Can I appeal an FTA tax assessment?

Yes — there is a structured three-stage appeal route under FDL 28/2022. First, request a reconsideration from the FTA within 40 business days of the assessment (Article 27). If that fails, file a formal objection with the Tax Disputes Resolution Committee within 40 business days of the reconsideration decision. If still unsatisfied, escalate to the Federal Court of First Instance, then the Court of Appeal and finally the Federal Supreme Court. Tax must generally be paid before objection unless a deferment is granted. Most disputes settle at the reconsideration stage with proper documentation — courtroom appeals are the exception, not the route to plan for.

How should an SME prepare for a UAE tax audit?
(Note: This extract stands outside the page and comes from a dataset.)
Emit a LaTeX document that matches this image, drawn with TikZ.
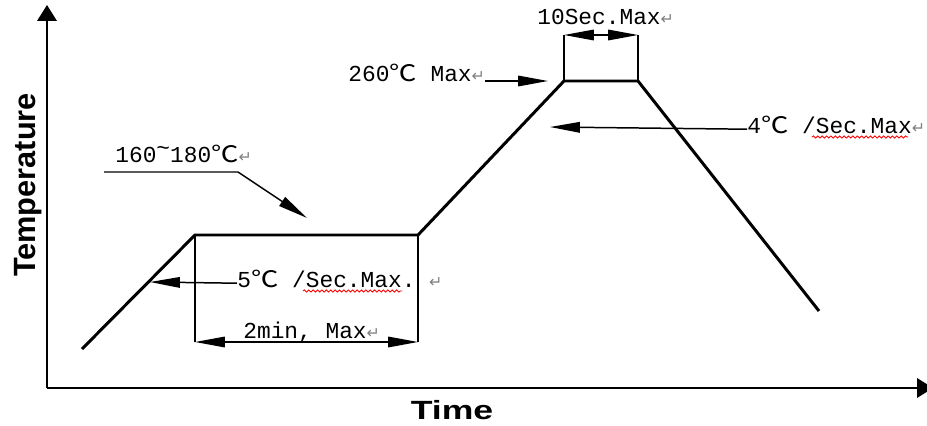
\documentclass[tikz,border=0pt]{standalone}
\usepackage{fontspec}
\usepackage{xcolor}
\usetikzlibrary{arrows.meta, calc, decorations.pathmorphing}
\newfontfamily\monofont{Liberation Mono}
\newfontfamily\cjkfont[FakeStretch=1.2]{Noto Sans CJK SC}
\newfontfamily\markfont{DejaVu Sans}
\newfontfamily\axisfont{Liberation Sans}
\newfontfamily\axiswidefont[FakeStretch=1.35]{Liberation Sans}
\newcommand{\degc}{{\cjkfont ℃}}
\newcommand{\pmark}{{\markfont\color{gray}\fontsize{9pt}{9pt}\selectfont ↵}}

\begin{document}
\begin{tikzpicture}[x=0.02cm, y=-0.02cm,
        lbl/.style={inner sep=0pt, anchor=base west, font=\monofont\fontsize{13pt}{13pt}\selectfont},
        profile/.style={line width=1.7pt},
        axis/.style={line width=1.1pt, -{Triangle[length=9pt, width=11pt]}},
        leader/.style={line width=0.85pt, -{Triangle[length=17pt, width=6pt]}},
        span/.style={line width=0.85pt, {Triangle[length=17pt, width=6pt]}-{Triangle[length=17pt, width=6pt]}},
        ext/.style={line width=0.75pt},
        spell/.style={red, line width=0.5pt, decorate, decoration={snake, amplitude=0.6pt, segment length=2.5pt}}]
        \useasboundingbox (0,0) rectangle (927,426);

        % Axes
        \coordinate (o) at (47,388);
        \coordinate (ytop) at (47,5);
        \coordinate (xend) at (933,388);
        \draw[axis] (o) -- (ytop);
        \draw[axis] (o) -- (xend);
        \node (temp) [rotate=90, anchor=base, inner sep=0pt, font=\axisfont\bfseries\fontsize{17.5pt}{17.5pt}\selectfont] at (35,185) {Temperature};
        \node (time) [anchor=base, inner sep=0pt, font=\axiswidefont\bfseries\fontsize{15pt}{15pt}\selectfont] at (452,419) {Time};

        % Profile
        \coordinate (p0) at (82,349);
        \coordinate (p1) at (195,235);
        \coordinate (p2) at (418,235);
        \coordinate (p3) at (564,81);
        \coordinate (p4) at (638,81);
        \coordinate (p5) at (819,311);
        \draw[profile] (p0) -- (p1) -- (p2) -- (p3) -- (p4) -- (p5);

        % Dimensions
        \coordinate (d1) at (195,342);
        \coordinate (d2) at (418,342);
        \coordinate (d3) at (564,35);
        \coordinate (d4) at (638,35);
        \draw[ext] (p1) -- (d1);
        \draw[ext] (p2) -- (d2);
        \draw[span] (d1) -- (d2);
        \draw[ext] (p3) -- (d3);
        \draw[ext] (p4) -- (d4);
        \draw[span] (d3) -- (d4);

        % Labels
        \node (soak) [lbl] at (115,162) {160\raisebox{0.3em}{\textasciitilde}180\degc\pmark};
        \node (peak) [lbl] at (348,81) {260\degc\ Max\pmark};
        \node (dwell) [lbl] at (537,25) {10Sec.Max\pmark};
        \node (cool) [lbl] at (747,133) {4\degc\ /Sec.Max\pmark};
        \node (heat) [lbl] at (237,287) {5\degc\ /Sec.Max.\ \pmark};
        \node (soaktime) [lbl] at (243,338) {2min, Max\pmark};

        % Arrows
        \coordinate (soakT) at (307,218);
        \coordinate (peakT) at (548,81);
        \coordinate (coolT) at (550,127);
        \coordinate (heatT) at (150,282);
        \draw[leader] ($(soak.base west)+(-11,10)$) -- ($(soak.base west)+(123,10)$) -- (soakT);
        \draw[leader] (peak.base east) -- (peakT);
        \draw[leader] (cool.mid west) -- (coolT);
        \draw[leader] (heat.mid west) -- (heatT);

        % Spelling marks
        \draw[spell] ($(cool.base west)+(65,4)$) -- ($(cool.base west)+(161,4)$);
        \draw[spell] ($(heat.base west)+(66,4)$) -- ($(heat.base west)+(165,4)$);
\end{tikzpicture}
\end{document}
Three steps. First, close books monthly and reconcile the VAT-201 revenue line back to the management P&L and trial balance every quarter — most audit problems start with a reconciliation gap nobody investigated. Second, paper up the judgement areas: transfer pricing for related-party flows, free-zone qualifying-income tests, large bad-debt write-offs, and any voluntary disclosures. Third, run an annual mock audit — pick a closed period and pull every document the FTA would request, fix the gaps you find, and re-shelve the file. The strongest indicator that a business will survive an FTA audit cleanly is whether it already has the file ready before the letter arrives.

What is the difference between a VAT audit and a corporate tax audit?

A VAT audit is conducted under the VAT-specific provisions of FDL 8/2017 and Cabinet Decision 52/2017 (as amended by Cabinet Decision 100/2024), focusing on output and input tax, recoverability, place-of-supply rules and credit notes. A corporate tax audit is conducted under FDL 47/2022 and its executive regulations, focusing on taxable income computation, qualifying free-zone status, transfer pricing, group relief and deductibility. Both audits use the same procedural framework — FDL 28/2022 — so the document request, notification and appeal mechanics are identical. In practice, the FTA increasingly conducts joint audits covering both regimes in a single visit.